With Alun Wyn Jones rested against Ireland, the leadership-void was pronounced, and an injury early on to this titan of world rugby could be fatal for Wales. The inclusion of Cory Hill, who is recovering from a leg fracture shows how much Gatland values his leadership qualities. It’s the reason Wales found room for a sixth back row forward and saw Rob Evans dropped from the squad. Adam Beard still has L-Plates on in international terms but at 6ft 8in, he will be eye-to-eye with the biggest beasts out in Japan. Jake Ball’s inclusion is also merited. He may not boast basketball skills that would make LeBron James blush, but he’s a willing runner into heavy traffic, will tackle himself to standstill and hit rucks all day long. If Hill can return to fitness, it’s a well-balanced quartet.

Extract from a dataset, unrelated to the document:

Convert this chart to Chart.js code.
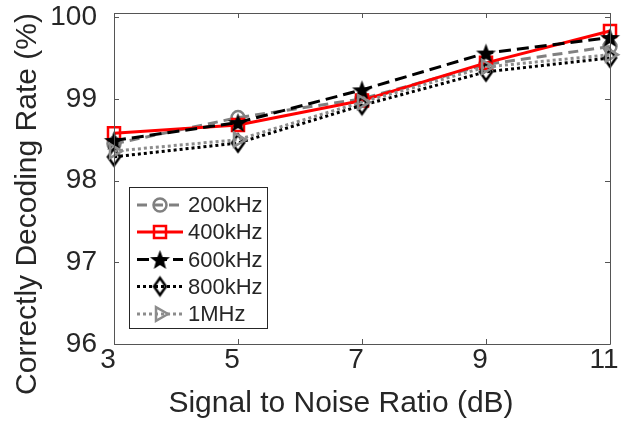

Missing out: Bradley Davies
There wasn’t much discussion over the No 2 shirt. Ken Owens is one of Wales’ most influential players and Elliot Dee is the perfect high-energy replacement from the bench. Ryan Elias will also travel but has some way to go to usurp Dee. The discussions over props were more complex. Six were expected to travel, but the knock-on effect of Hill’s continued recuperation meant that was revised to five with one prop had to be able to cover at port and starboard. The man selected was Wyn Jones, one of the strongest scrummagers in the squad. In truth, the Welsh set-piece has been a concern, after wobbling against England and Ireland this summer. The man tasked with anchoring the Welsh pack is Tomas Francis, with Dillon Lewis expected to provide mobility late on. Nicky Smith is expected to fill the No 1 shirt, with Rhys Carre in waiting in the wings. Carre has figuratively ripped up trees in the 12 weeks with the squad. At 6ft 3in and over 20st – this after losing 10kgs over the summer – he will make provide some ball-carrying heft from the bench.
Missing out: Samson Lee, Rob Evans, Leon Brown.